The second day of Noir City featured four wildly different films, each in service to noir in its own way. The matinee double feature, a tribute to director Robert Siodmak, combined two of the more unusual noirs I’ve seen; the night duo, both by screenwriter William Bowers and director Robert Parrish, continued this year’s penchant for merging dark action with sharp, funny dialogue. None of the films are currently on DVD.
Matinee #1: A Doctor, a Dame, and The Kitchen Sink
1942’s Fly-By-Night is an everything-including-the-kitchen-sink brew of romantic comedy, espionage, Keystone Kop-style shenanigans, screwball dialogue, medical mystery and Hitchcock’s favorite theme of the wrongly accused man. Even the Noir City program notes are hard pressed to truly classify this as noir, but at least it has a tough talking dame and a man with a gun. The latter is Richard Carlson, star of Creature from the Black Lagoon; the former is Nancy Kelly, Oscar nominee for whipping Patty McCormack’s ass at the end of The Bad Seed. The words are by four screenwriters, including Oscar winner turned smut scribe Sidney Sheldon.
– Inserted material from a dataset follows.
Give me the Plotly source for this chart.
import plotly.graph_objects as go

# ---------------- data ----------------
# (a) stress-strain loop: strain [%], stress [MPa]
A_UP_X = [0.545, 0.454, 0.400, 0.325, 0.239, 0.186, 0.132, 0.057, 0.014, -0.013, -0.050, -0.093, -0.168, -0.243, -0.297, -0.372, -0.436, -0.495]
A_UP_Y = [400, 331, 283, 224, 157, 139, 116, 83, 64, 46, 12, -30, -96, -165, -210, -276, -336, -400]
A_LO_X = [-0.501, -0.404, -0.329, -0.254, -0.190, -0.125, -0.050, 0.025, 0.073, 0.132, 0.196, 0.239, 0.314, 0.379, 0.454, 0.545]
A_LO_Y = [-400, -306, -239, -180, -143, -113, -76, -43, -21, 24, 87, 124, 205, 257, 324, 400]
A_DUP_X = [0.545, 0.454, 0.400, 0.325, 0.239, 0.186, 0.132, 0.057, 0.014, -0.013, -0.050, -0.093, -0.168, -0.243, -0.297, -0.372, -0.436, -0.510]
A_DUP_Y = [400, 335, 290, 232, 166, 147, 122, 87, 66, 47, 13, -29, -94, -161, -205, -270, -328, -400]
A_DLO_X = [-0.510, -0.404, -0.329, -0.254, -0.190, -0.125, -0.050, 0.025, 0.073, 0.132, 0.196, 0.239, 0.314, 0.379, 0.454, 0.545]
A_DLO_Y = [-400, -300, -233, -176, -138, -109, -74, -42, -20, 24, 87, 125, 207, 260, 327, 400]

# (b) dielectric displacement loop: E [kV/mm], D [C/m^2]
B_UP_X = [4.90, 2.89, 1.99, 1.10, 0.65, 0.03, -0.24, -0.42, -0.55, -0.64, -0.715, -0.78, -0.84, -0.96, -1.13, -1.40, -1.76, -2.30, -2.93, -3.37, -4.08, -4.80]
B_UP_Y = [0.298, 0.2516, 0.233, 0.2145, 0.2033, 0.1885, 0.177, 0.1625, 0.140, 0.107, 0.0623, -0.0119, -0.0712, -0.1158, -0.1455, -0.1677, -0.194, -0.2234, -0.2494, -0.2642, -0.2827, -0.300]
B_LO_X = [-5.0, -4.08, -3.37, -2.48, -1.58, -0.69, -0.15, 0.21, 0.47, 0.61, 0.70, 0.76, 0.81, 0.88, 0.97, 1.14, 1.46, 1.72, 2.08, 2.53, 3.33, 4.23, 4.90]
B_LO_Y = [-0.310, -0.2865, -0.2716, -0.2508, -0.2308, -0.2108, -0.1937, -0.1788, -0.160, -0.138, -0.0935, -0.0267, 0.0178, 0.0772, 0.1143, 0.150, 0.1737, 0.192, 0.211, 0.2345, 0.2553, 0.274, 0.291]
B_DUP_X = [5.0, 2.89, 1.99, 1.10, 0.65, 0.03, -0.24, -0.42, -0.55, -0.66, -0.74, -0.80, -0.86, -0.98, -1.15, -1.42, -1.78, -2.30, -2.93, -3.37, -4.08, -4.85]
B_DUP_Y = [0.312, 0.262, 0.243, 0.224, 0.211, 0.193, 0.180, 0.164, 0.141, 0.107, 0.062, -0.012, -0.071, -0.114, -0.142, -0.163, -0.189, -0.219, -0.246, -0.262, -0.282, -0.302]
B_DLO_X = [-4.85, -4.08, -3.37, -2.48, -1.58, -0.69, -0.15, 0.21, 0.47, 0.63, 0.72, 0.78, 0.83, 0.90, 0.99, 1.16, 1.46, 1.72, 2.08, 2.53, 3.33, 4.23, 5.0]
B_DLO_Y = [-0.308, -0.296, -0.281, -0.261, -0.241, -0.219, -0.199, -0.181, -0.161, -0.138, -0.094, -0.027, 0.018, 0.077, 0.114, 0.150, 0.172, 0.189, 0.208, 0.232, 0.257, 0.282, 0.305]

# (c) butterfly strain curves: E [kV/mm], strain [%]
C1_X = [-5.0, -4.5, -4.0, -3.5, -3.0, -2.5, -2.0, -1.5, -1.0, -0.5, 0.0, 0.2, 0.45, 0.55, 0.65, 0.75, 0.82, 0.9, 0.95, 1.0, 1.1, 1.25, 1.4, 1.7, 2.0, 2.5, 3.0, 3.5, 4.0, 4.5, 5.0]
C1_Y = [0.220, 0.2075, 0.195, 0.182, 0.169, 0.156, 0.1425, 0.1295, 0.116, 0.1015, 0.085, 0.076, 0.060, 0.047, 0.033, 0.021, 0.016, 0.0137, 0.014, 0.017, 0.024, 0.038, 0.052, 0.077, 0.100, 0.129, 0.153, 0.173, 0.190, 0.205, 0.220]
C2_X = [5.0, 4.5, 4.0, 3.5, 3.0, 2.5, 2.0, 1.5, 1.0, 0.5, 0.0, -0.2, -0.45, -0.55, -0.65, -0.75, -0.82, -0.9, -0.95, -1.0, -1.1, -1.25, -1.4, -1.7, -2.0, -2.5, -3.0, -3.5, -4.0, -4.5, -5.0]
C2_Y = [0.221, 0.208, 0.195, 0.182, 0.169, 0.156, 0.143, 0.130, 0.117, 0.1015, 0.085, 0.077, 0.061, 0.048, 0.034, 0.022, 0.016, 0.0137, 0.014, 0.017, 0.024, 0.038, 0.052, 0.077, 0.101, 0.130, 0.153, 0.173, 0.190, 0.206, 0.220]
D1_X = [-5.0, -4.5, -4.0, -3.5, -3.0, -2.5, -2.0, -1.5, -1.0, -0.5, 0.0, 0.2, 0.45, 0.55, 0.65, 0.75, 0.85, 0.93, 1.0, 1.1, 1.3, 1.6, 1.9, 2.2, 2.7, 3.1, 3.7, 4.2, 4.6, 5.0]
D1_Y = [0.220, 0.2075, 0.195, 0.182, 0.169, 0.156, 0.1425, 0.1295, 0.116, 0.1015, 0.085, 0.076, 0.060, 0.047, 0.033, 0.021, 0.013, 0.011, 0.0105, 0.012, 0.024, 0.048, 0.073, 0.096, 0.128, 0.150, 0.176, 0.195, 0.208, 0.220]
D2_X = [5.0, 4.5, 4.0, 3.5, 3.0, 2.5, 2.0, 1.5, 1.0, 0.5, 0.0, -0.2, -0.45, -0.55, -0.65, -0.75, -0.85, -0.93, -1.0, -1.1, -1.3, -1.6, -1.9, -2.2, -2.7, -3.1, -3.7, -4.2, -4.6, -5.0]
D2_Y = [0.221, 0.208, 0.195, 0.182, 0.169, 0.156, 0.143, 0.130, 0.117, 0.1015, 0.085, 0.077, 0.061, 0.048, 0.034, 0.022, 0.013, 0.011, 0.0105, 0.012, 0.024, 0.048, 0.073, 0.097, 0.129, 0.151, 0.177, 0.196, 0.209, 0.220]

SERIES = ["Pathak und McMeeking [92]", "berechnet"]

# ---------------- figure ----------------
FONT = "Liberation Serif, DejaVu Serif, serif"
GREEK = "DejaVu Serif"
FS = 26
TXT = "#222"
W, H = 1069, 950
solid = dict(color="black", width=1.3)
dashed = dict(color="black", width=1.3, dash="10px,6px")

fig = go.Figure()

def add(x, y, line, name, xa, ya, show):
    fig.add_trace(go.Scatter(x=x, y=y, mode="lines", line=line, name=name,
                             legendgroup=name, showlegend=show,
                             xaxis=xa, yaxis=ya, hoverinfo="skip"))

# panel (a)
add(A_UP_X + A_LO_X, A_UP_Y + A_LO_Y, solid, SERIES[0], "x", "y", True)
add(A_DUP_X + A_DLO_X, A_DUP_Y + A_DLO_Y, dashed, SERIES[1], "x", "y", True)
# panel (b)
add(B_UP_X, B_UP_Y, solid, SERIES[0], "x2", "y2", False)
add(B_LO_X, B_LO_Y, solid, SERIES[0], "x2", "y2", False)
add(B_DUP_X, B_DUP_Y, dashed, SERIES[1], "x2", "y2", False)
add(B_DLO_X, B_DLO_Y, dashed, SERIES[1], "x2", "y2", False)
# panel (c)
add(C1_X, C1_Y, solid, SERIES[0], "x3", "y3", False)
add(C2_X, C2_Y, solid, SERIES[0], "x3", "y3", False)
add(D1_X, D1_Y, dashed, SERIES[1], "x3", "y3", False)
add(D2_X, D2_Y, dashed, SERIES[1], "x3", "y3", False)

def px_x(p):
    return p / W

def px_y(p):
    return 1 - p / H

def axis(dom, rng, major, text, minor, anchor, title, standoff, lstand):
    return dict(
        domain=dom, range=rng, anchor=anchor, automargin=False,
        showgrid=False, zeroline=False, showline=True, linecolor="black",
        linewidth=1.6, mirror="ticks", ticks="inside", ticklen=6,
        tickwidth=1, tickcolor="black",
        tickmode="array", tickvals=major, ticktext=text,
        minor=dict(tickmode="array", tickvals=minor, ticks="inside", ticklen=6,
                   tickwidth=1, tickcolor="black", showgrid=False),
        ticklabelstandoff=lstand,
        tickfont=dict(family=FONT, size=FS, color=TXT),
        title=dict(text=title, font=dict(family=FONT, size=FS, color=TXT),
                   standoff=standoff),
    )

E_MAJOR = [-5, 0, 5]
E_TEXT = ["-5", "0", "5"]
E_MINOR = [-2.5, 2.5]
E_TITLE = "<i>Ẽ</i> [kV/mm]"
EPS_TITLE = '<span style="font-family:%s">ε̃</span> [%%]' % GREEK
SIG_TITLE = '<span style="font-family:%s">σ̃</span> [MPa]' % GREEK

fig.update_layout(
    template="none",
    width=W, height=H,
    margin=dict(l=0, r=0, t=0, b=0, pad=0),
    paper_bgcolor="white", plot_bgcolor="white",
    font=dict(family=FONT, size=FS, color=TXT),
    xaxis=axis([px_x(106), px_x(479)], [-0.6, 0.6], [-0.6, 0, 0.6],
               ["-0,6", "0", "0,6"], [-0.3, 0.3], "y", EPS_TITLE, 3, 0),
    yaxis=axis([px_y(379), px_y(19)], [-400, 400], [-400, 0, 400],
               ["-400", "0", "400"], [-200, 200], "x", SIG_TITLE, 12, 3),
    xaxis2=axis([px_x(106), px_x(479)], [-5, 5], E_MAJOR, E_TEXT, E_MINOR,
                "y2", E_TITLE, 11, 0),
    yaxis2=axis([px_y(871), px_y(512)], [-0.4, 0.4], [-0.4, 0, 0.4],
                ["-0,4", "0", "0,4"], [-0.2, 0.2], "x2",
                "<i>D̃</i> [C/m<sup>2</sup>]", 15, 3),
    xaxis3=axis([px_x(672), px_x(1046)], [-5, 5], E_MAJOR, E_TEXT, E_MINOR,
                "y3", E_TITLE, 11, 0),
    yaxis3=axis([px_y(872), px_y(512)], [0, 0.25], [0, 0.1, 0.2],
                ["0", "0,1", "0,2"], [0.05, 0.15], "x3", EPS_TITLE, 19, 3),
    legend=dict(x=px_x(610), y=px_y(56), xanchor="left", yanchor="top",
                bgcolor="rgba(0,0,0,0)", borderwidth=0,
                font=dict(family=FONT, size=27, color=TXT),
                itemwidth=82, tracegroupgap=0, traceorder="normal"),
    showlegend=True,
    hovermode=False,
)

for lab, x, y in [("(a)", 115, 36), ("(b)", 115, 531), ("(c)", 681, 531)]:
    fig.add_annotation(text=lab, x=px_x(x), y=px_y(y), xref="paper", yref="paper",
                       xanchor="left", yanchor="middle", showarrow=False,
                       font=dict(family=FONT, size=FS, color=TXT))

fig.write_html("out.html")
Unlike most Hollywood fare written by multiple people, this one stays stitched together no matter how crazy its plot becomes, a testament to Siodmak’s direction.
Fly-By-Night begins as a prison break movie and ends as a romantic comedy. A seemingly deranged man escapes on a rainy night from a sanitarium. He carjacks Dr. Burton (Carlson) and forces him to drive him to a safe hotel room. The escapee, Teisler, explains to Burton that he is sane, that he is the assistant to a famous biochemist, and that he is the victim of a conspiracy that found him unjustly institutionalized. Teisler shows Burton the bullet hole in his hat, along with a baggage claim check that holds the secret to “G32.” Of course, before Teisler can spill the beans on G32, he’s murdered while Burton is distracted. Since apparently only he and Burton were in the hotel suite, and Teisler was killed with one of Burton’s scalpels, the cops think Burton is the who in whodunit. Burton escapes onto the ledge after a hilarious misstep by the cops, and climbs into a neighboring apartment occupied by a nightgown-clad Pat Lindsey (Nancy Kelly).